▶ _Task_
Leaving out all images, write out the records that follow exactly.

▶ _Exercise materials_
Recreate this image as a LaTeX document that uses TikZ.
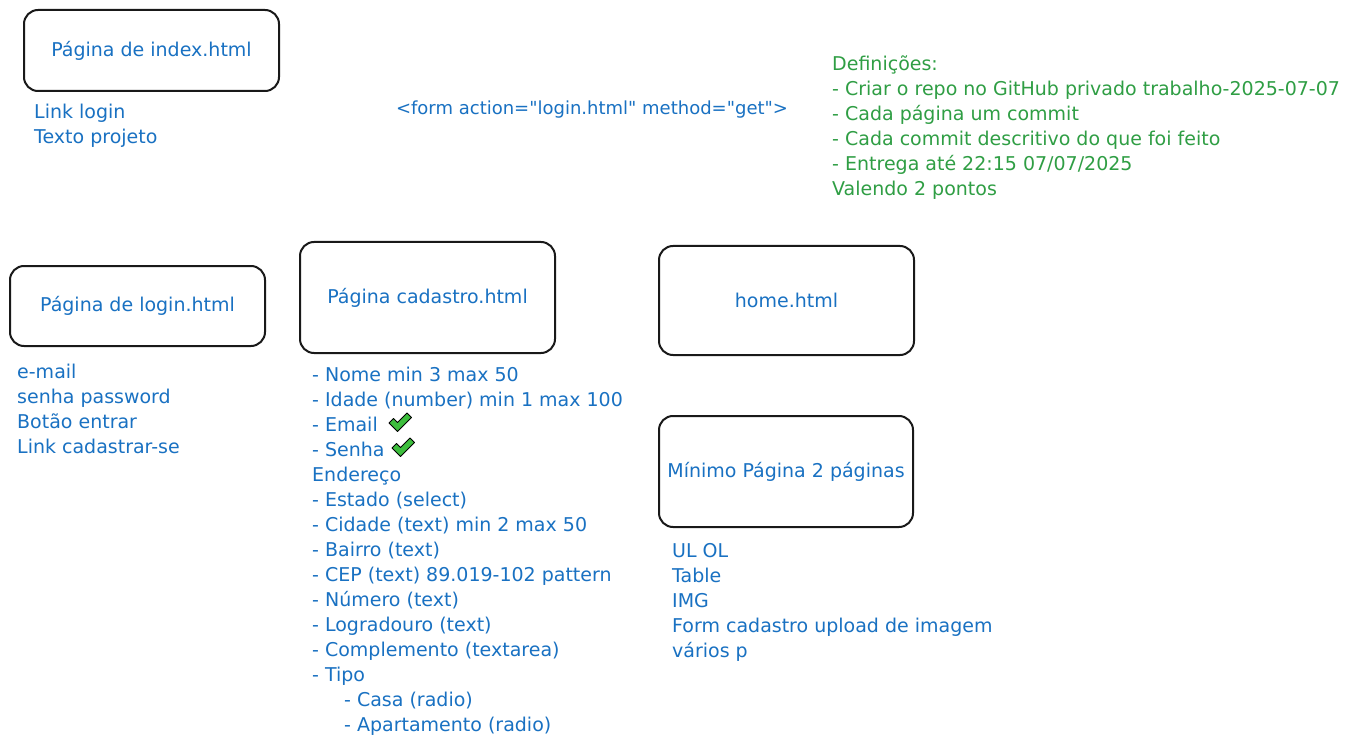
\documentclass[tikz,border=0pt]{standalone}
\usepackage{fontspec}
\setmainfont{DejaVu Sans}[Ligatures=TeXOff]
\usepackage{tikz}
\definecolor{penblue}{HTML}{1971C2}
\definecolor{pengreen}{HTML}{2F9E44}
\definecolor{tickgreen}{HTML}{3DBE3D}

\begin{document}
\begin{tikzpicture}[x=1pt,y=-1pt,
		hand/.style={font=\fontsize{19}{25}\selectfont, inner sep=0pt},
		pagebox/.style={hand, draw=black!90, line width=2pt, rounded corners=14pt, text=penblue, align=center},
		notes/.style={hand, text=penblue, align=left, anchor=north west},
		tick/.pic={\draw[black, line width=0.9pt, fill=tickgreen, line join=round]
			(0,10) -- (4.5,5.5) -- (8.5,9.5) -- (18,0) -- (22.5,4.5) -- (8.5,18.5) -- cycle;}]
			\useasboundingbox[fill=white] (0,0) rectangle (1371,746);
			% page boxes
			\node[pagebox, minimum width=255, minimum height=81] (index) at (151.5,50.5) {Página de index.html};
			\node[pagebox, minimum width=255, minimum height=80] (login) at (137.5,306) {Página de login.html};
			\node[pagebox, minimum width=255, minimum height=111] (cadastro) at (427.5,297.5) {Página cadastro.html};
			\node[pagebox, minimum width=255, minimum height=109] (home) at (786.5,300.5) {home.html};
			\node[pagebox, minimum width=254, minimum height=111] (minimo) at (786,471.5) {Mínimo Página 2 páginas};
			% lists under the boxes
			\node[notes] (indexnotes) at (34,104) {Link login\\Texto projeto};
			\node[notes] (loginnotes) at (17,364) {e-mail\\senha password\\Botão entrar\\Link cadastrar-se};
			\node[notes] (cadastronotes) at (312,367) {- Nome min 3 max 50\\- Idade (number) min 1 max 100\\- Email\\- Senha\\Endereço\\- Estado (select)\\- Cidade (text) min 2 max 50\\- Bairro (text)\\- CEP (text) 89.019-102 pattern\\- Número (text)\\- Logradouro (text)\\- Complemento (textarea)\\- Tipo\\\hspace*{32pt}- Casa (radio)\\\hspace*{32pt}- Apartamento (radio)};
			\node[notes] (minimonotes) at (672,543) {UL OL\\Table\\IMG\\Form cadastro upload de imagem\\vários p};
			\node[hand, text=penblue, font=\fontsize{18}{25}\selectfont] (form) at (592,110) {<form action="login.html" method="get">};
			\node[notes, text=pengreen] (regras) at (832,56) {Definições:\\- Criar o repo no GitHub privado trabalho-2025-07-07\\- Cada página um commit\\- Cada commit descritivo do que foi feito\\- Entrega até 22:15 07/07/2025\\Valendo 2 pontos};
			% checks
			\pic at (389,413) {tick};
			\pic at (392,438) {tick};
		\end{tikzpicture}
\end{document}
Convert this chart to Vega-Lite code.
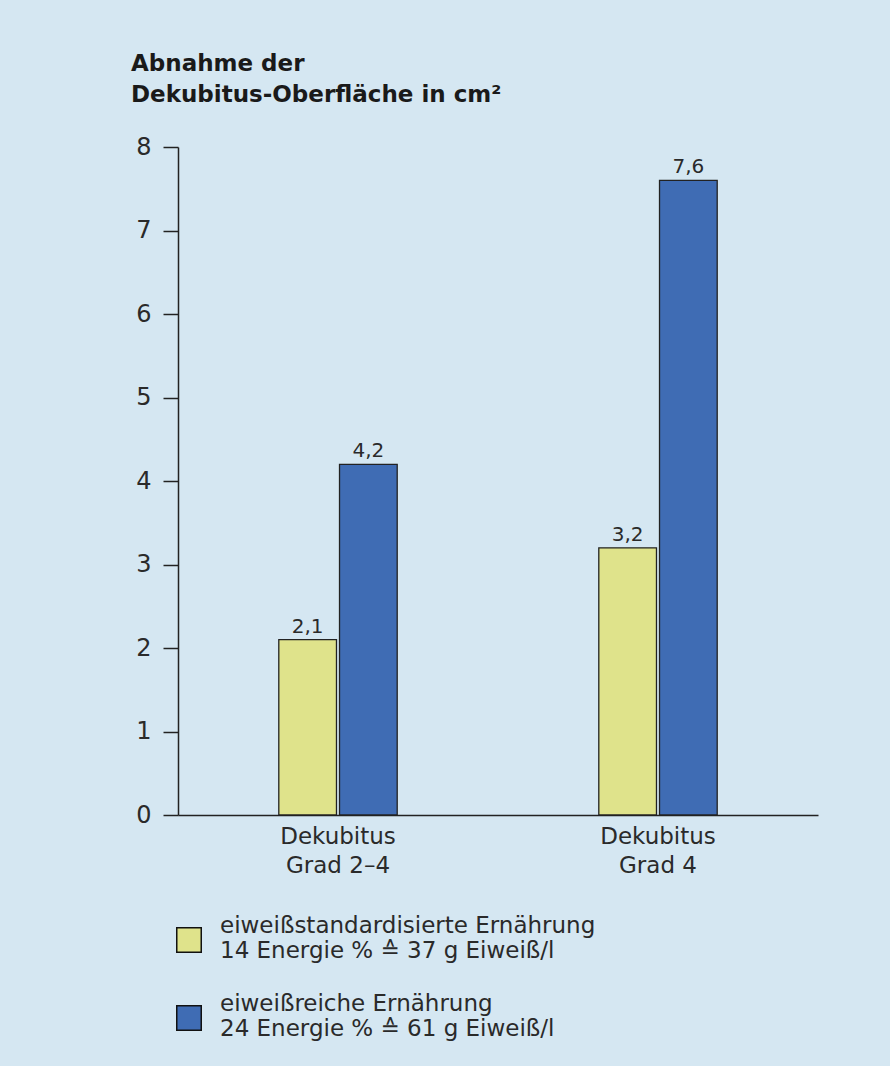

▶ _Answer to the problem_
Recreate this image as a LaTeX document that uses TikZ.
\documentclass[tikz,border=0pt]{standalone}
\usepackage{fontspec}
\setmainfont{DejaVu Sans}[Ligatures=TeXOff]
\usepackage{tikz}
\definecolor{penblue}{HTML}{1971C2}
\definecolor{pengreen}{HTML}{2F9E44}
\definecolor{tickgreen}{HTML}{3DBE3D}

\begin{document}
\begin{tikzpicture}[x=1pt,y=-1pt,
		hand/.style={font=\fontsize{19}{25}\selectfont, inner sep=0pt},
		pagebox/.style={hand, draw=black!90, line width=2pt, rounded corners=14pt, text=penblue, align=center},
		notes/.style={hand, text=penblue, align=left, anchor=north west},
		tick/.pic={\draw[black, line width=0.9pt, fill=tickgreen, line join=round]
			(0,10) -- (4.5,5.5) -- (8.5,9.5) -- (18,0) -- (22.5,4.5) -- (8.5,18.5) -- cycle;}]
			\useasboundingbox[fill=white] (0,0) rectangle (1371,746);
			% page boxes
			\node[pagebox, minimum width=255, minimum height=81] (index) at (151.5,50.5) {Página de index.html};
			\node[pagebox, minimum width=255, minimum height=80] (login) at (137.5,306) {Página de login.html};
			\node[pagebox, minimum width=255, minimum height=111] (cadastro) at (427.5,297.5) {Página cadastro.html};
			\node[pagebox, minimum width=255, minimum height=109] (home) at (786.5,300.5) {home.html};
			\node[pagebox, minimum width=254, minimum height=111] (minimo) at (786,471.5) {Mínimo Página 2 páginas};
			% lists under the boxes
			\node[notes] (indexnotes) at (34,104) {Link login\\Texto projeto};
			\node[notes] (loginnotes) at (17,364) {e-mail\\senha password\\Botão entrar\\Link cadastrar-se};
			\node[notes] (cadastronotes) at (312,367) {- Nome min 3 max 50\\- Idade (number) min 1 max 100\\- Email\\- Senha\\Endereço\\- Estado (select)\\- Cidade (text) min 2 max 50\\- Bairro (text)\\- CEP (text) 89.019-102 pattern\\- Número (text)\\- Logradouro (text)\\- Complemento (textarea)\\- Tipo\\\hspace*{32pt}- Casa (radio)\\\hspace*{32pt}- Apartamento (radio)};
			\node[notes] (minimonotes) at (672,543) {UL OL\\Table\\IMG\\Form cadastro upload de imagem\\vários p};
			\node[hand, text=penblue, font=\fontsize{18}{25}\selectfont] (form) at (592,110) {<form action="login.html" method="get">};
			\node[notes, text=pengreen] (regras) at (832,56) {Definições:\\- Criar o repo no GitHub privado trabalho-2025-07-07\\- Cada página um commit\\- Cada commit descritivo do que foi feito\\- Entrega até 22:15 07/07/2025\\Valendo 2 pontos};
			% checks
			\pic at (389,413) {tick};
			\pic at (392,438) {tick};
		\end{tikzpicture}
\end{document}
Convert this chart to Vega-Lite code.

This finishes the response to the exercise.